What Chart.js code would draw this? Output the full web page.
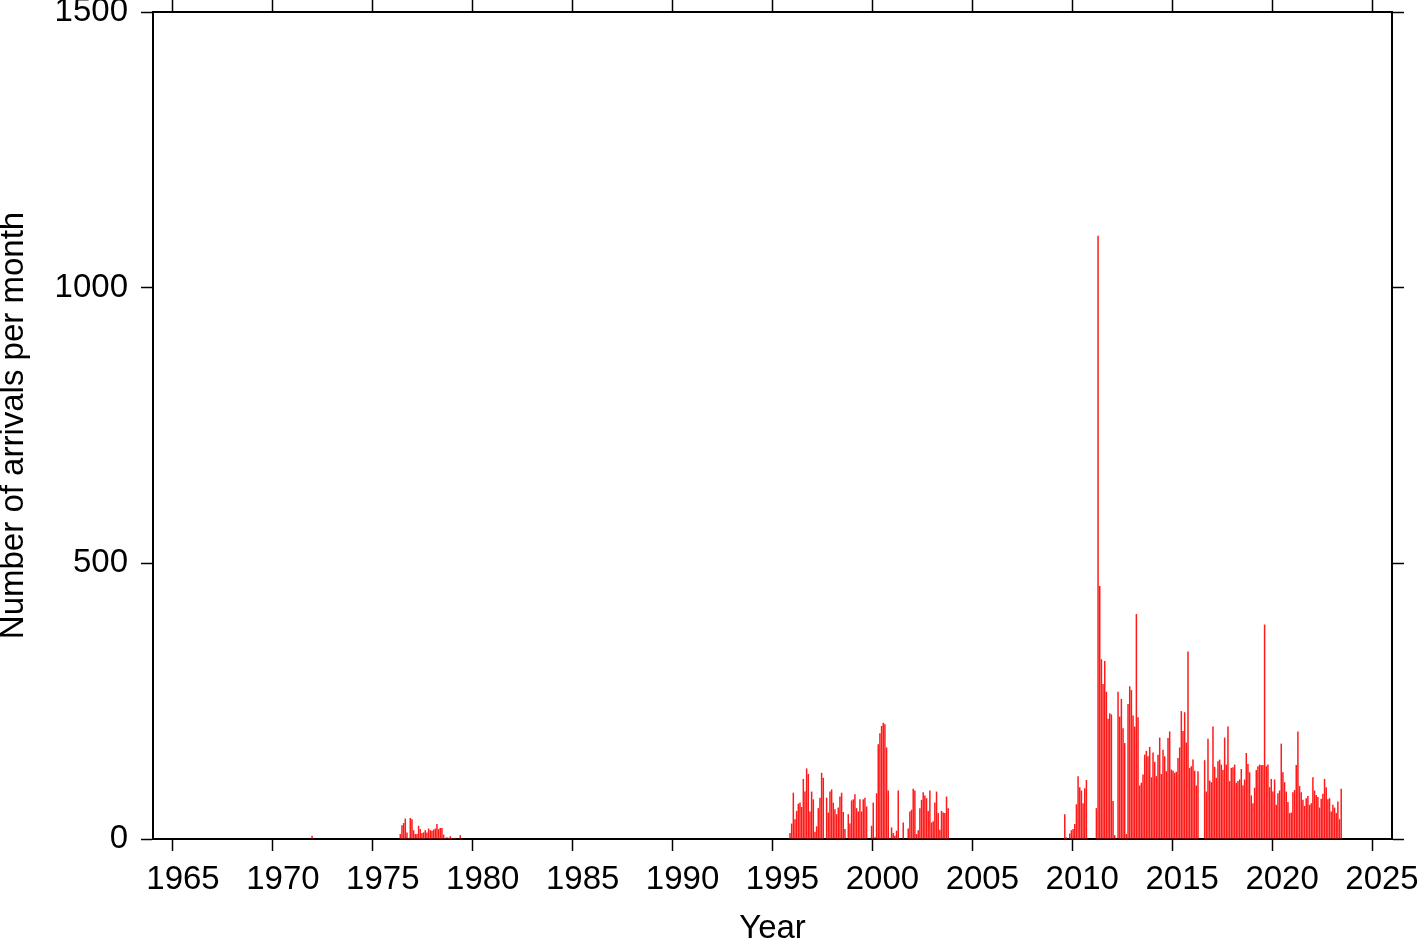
<!DOCTYPE html>
<html>
<head>
<meta charset="utf-8">
<title>Arrivals per month</title>
<script src="https://cdn.jsdelivr.net/npm/chart.js@4/dist/chart.umd.min.js"></script>
<style>
    html, body { margin: 0; padding: 0; background: #fff; }
    #chart-wrap { width: 1419px; height: 942px; }
</style>
</head>
<body>
<div id="chart-wrap"><canvas id="arrivals-chart" width="1419" height="942"></canvas></div>
<script>
// Monthly arrival counts, one array per active period, each with its first month [year, month]
const start1971 = [1971, 12];
const counts1971 = [6];

const start1976 = [1976, 5];
const counts1976 = [9, 25, 29, 37, 12, 2, 38, 36, 16, 9, 9, 24, 18, 11, 12, 16, 12, 19, 16, 15,
    17, 19, 27, 18, 20, 20, 8, 2, 3, 2, 5, 2, 2, 2, 1, 0, 7, 1];

const start1995 = [1995, 11];
const counts1995 = [11, 28, 84, 36, 51, 64, 66, 58, 109, 86, 128, 118, 50, 86, 72, 13, 23, 56, 75, 120,
    111, 0, 75, 48, 86, 90, 66, 54, 45, 57, 77, 84, 49, 18, 0, 45, 28, 70, 72, 81,
    56, 50, 72, 50, 72, 75, 59, 0, 0, 24, 66, 3, 83, 172, 192, 205, 211, 208, 166, 88,
    0, 21, 11, 6, 15, 88, 0, 0, 30, 0, 0, 19, 50, 53, 91, 88, 9, 16, 56, 71,
    85, 79, 74, 51, 88, 30, 32, 66, 86, 47, 17, 51, 48, 47, 77, 56];

const start2009 = [2009, 8];
const counts2009 = [45, 3, 0, 10, 16, 18, 27, 63, 114, 94, 88, 65, 92, 107, 0, 0, 0, 0, 0, 56,
    1094, 459, 326, 281, 323, 267, 218, 228, 226, 69, 7, 0, 267, 222, 254, 201, 174, 9, 245, 277,
    270, 224, 204, 408, 221, 97, 102, 117, 153, 160, 150, 167, 112, 157, 140, 114, 153, 184, 118, 162,
    150, 123, 183, 195, 126, 124, 120, 122, 147, 166, 232, 196, 230, 175, 340, 129, 132, 144, 124, 97,
    123];

const start2016 = [2016, 8];
const counts2016 = [143, 86, 182, 106, 103, 204, 131, 111, 141, 144, 135, 125, 184, 135, 204, 105, 129, 130, 135, 102,
    105, 108, 127, 97, 108, 156, 136, 121, 79, 65, 93, 125, 132, 135, 134, 134, 389, 132, 135, 94,
    109, 86, 108, 62, 83, 88, 173, 121, 103, 86, 67, 47, 48, 85, 89, 134, 195, 96, 85, 71,
    60, 74, 78, 62, 65, 112, 88, 80, 76, 57, 73, 82, 109, 94, 72, 74, 50, 62, 57, 47,
    68, 36, 91];

const yearTicks = [1965, 1970, 1975, 1980, 1985, 1990, 1995, 2000, 2005, 2010, 2015, 2020, 2025];
const countTicks = [0, 500, 1000, 1500];

const xTitle = 'Year';
const yTitle = 'Number of arrivals per month';

document.addEventListener('DOMContentLoaded', function() {
    const canvas = document.getElementById('arrivals-chart');

    // put each count in the middle of its month
    function toPoints(start, counts) {
        return counts.map((v, i) => ({
            x: start[0] + (start[1] - 1 + i + 0.5) / 12,
            y: v
        }));
    }

    const points = [].concat(
        toPoints(start1971, counts1971),
        toPoints(start1976, counts1976),
        toPoints(start1995, counts1995),
        toPoints(start2009, counts2009),
        toPoints(start2016, counts2016)
    );

    const font = { family: '"Liberation Sans", Arial, Helvetica, sans-serif', size: 33 };

    function fixSize(prop, size) {
        return function(scale) {
            scale[prop] = size;
            scale.paddingTop = 0;
            scale.paddingBottom = 0;
            scale.paddingLeft = 0;
            scale.paddingRight = 0;
        };
    }

    function setTicks(list) {
        return function(scale) {
            scale.ticks = list.map(v => ({ value: v }));
        };
    }

    const gridOpts = {
        display: true,
        offset: false,
        drawOnChartArea: false,
        drawTicks: true,
        tickLength: 12,
        tickColor: '#000',
        tickWidth: 1.5
    };
    const borderOpts = { display: true, color: '#000', width: 2 };

    new Chart(canvas, {
        type: 'bar',
        data: {
            datasets: [{
                label: 'Arrivals',
                data: points,
                backgroundColor: '#ff1a1a',
                borderWidth: 0,
                barPercentage: 0.9,
                categoryPercentage: 1.0
            }]
        },
        options: {
            responsive: false,
            animation: false,
            devicePixelRatio: 1,
            layout: { padding: 0 },
            plugins: {
                legend: { display: false },
                tooltip: { enabled: false }
            },
            scales: {
                x: {
                    type: 'linear',
                    position: 'bottom',
                    offset: false,
                    min: 1964,
                    max: 2026,
                    afterBuildTicks: setTicks(yearTicks),
                    afterFit: fixSize('height', 103),
                    grid: gridOpts,
                    border: borderOpts,
                    ticks: {
                        color: '#000',
                        font: font,
                        padding: 9,
                        labelOffset: 10,
                        maxRotation: 0,
                        autoSkip: false,
                        callback: v => String(v)
                    },
                    title: {
                        display: true,
                        text: xTitle,
                        color: '#000',
                        font: Object.assign({ lineHeight: 0.8 }, font),
                        padding: 0
                    }
                },
                xTop: {
                    type: 'linear',
                    position: 'top',
                    offset: false,
                    min: 1964,
                    max: 2026,
                    afterBuildTicks: setTicks(yearTicks),
                    afterFit: fixSize('height', 12),
                    grid: gridOpts,
                    border: borderOpts,
                    ticks: { display: false }
                },
                y: {
                    type: 'linear',
                    position: 'left',
                    min: 0,
                    max: 1500,
                    afterBuildTicks: setTicks(countTicks),
                    afterFit: fixSize('width', 153),
                    grid: gridOpts,
                    border: borderOpts,
                    ticks: {
                        color: '#000',
                        font: font,
                        padding: 13,
                        callback: v => String(v)
                    },
                    title: {
                        display: true,
                        text: yTitle,
                        color: '#000',
                        font: Object.assign({ lineHeight: 0.85 }, font),
                        padding: 0
                    }
                },
                yRight: {
                    type: 'linear',
                    position: 'right',
                    min: 0,
                    max: 1500,
                    afterBuildTicks: setTicks(countTicks),
                    afterFit: fixSize('width', 27),
                    grid: gridOpts,
                    border: borderOpts,
                    ticks: { display: false }
                }
            }
        }
    });
});
</script>
</body>
</html>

****************************************

#### [Task to complete]
In the copy, include no pictures; restate the listing above exactly.

#### [Result]
What Chart.js code would draw this? Output the full web page.
<!DOCTYPE html>
<html>
<head>
<meta charset="utf-8">
<title>Arrivals per month</title>
<script src="https://cdn.jsdelivr.net/npm/chart.js@4/dist/chart.umd.min.js"></script>
<style>
    html, body { margin: 0; padding: 0; background: #fff; }
    #chart-wrap { width: 1419px; height: 942px; }
</style>
</head>
<body>
<div id="chart-wrap"><canvas id="arrivals-chart" width="1419" height="942"></canvas></div>
<script>
// Monthly arrival counts, one array per active period, each with its first month [year, month]
const start1971 = [1971, 12];
const counts1971 = [6];

const start1976 = [1976, 5];
const counts1976 = [9, 25, 29, 37, 12, 2, 38, 36, 16, 9, 9, 24, 18, 11, 12, 16, 12, 19, 16, 15,
    17, 19, 27, 18, 20, 20, 8, 2, 3, 2, 5, 2, 2, 2, 1, 0, 7, 1];

const start1995 = [1995, 11];
const counts1995 = [11, 28, 84, 36, 51, 64, 66, 58, 109, 86, 128, 118, 50, 86, 72, 13, 23, 56, 75, 120,
    111, 0, 75, 48, 86, 90, 66, 54, 45, 57, 77, 84, 49, 18, 0, 45, 28, 70, 72, 81,
    56, 50, 72, 50, 72, 75, 59, 0, 0, 24, 66, 3, 83, 172, 192, 205, 211, 208, 166, 88,
    0, 21, 11, 6, 15, 88, 0, 0, 30, 0, 0, 19, 50, 53, 91, 88, 9, 16, 56, 71,
    85, 79, 74, 51, 88, 30, 32, 66, 86, 47, 17, 51, 48, 47, 77, 56];

const start2009 = [2009, 8];
const counts2009 = [45, 3, 0, 10, 16, 18, 27, 63, 114, 94, 88, 65, 92, 107, 0, 0, 0, 0, 0, 56,
    1094, 459, 326, 281, 323, 267, 218, 228, 226, 69, 7, 0, 267, 222, 254, 201, 174, 9, 245, 277,
    270, 224, 204, 408, 221, 97, 102, 117, 153, 160, 150, 167, 112, 157, 140, 114, 153, 184, 118, 162,
    150, 123, 183, 195, 126, 124, 120, 122, 147, 166, 232, 196, 230, 175, 340, 129, 132, 144, 124, 97,
    123];

const start2016 = [2016, 8];
const counts2016 = [143, 86, 182, 106, 103, 204, 131, 111, 141, 144, 135, 125, 184, 135, 204, 105, 129, 130, 135, 102,
    105, 108, 127, 97, 108, 156, 136, 121, 79, 65, 93, 125, 132, 135, 134, 134, 389, 132, 135, 94,
    109, 86, 108, 62, 83, 88, 173, 121, 103, 86, 67, 47, 48, 85, 89, 134, 195, 96, 85, 71,
    60, 74, 78, 62, 65, 112, 88, 80, 76, 57, 73, 82, 109, 94, 72, 74, 50, 62, 57, 47,
    68, 36, 91];

const yearTicks = [1965, 1970, 1975, 1980, 1985, 1990, 1995, 2000, 2005, 2010, 2015, 2020, 2025];
const countTicks = [0, 500, 1000, 1500];

const xTitle = 'Year';
const yTitle = 'Number of arrivals per month';

document.addEventListener('DOMContentLoaded', function() {
    const canvas = document.getElementById('arrivals-chart');

    // put each count in the middle of its month
    function toPoints(start, counts) {
        return counts.map((v, i) => ({
            x: start[0] + (start[1] - 1 + i + 0.5) / 12,
            y: v
        }));
    }

    const points = [].concat(
        toPoints(start1971, counts1971),
        toPoints(start1976, counts1976),
        toPoints(start1995, counts1995),
        toPoints(start2009, counts2009),
        toPoints(start2016, counts2016)
    );

    const font = { family: '"Liberation Sans", Arial, Helvetica, sans-serif', size: 33 };

    function fixSize(prop, size) {
        return function(scale) {
            scale[prop] = size;
            scale.paddingTop = 0;
            scale.paddingBottom = 0;
            scale.paddingLeft = 0;
            scale.paddingRight = 0;
        };
    }

    function setTicks(list) {
        return function(scale) {
            scale.ticks = list.map(v => ({ value: v }));
        };
    }

    const gridOpts = {
        display: true,
        offset: false,
        drawOnChartArea: false,
        drawTicks: true,
        tickLength: 12,
        tickColor: '#000',
        tickWidth: 1.5
    };
    const borderOpts = { display: true, color: '#000', width: 2 };

    new Chart(canvas, {
        type: 'bar',
        data: {
            datasets: [{
                label: 'Arrivals',
                data: points,
                backgroundColor: '#ff1a1a',
                borderWidth: 0,
                barPercentage: 0.9,
                categoryPercentage: 1.0
            }]
        },
        options: {
            responsive: false,
            animation: false,
            devicePixelRatio: 1,
            layout: { padding: 0 },
            plugins: {
                legend: { display: false },
                tooltip: { enabled: false }
            },
            scales: {
                x: {
                    type: 'linear',
                    position: 'bottom',
                    offset: false,
                    min: 1964,
                    max: 2026,
                    afterBuildTicks: setTicks(yearTicks),
                    afterFit: fixSize('height', 103),
                    grid: gridOpts,
                    border: borderOpts,
                    ticks: {
                        color: '#000',
                        font: font,
                        padding: 9,
                        labelOffset: 10,
                        maxRotation: 0,
                        autoSkip: false,
                        callback: v => String(v)
                    },
                    title: {
                        display: true,
                        text: xTitle,
                        color: '#000',
                        font: Object.assign({ lineHeight: 0.8 }, font),
                        padding: 0
                    }
                },
                xTop: {
                    type: 'linear',
                    position: 'top',
                    offset: false,
                    min: 1964,
                    max: 2026,
                    afterBuildTicks: setTicks(yearTicks),
                    afterFit: fixSize('height', 12),
                    grid: gridOpts,
                    border: borderOpts,
                    ticks: { display: false }
                },
                y: {
                    type: 'linear',
                    position: 'left',
                    min: 0,
                    max: 1500,
                    afterBuildTicks: setTicks(countTicks),
                    afterFit: fixSize('width', 153),
                    grid: gridOpts,
                    border: borderOpts,
                    ticks: {
                        color: '#000',
                        font: font,
                        padding: 13,
                        callback: v => String(v)
                    },
                    title: {
                        display: true,
                        text: yTitle,
                        color: '#000',
                        font: Object.assign({ lineHeight: 0.85 }, font),
                        padding: 0
                    }
                },
                yRight: {
                    type: 'linear',
                    position: 'right',
                    min: 0,
                    max: 1500,
                    afterBuildTicks: setTicks(countTicks),
                    afterFit: fixSize('width', 27),
                    grid: gridOpts,
                    border: borderOpts,
                    ticks: { display: false }
                }
            }
        }
    });
});
</script>
</body>
</html>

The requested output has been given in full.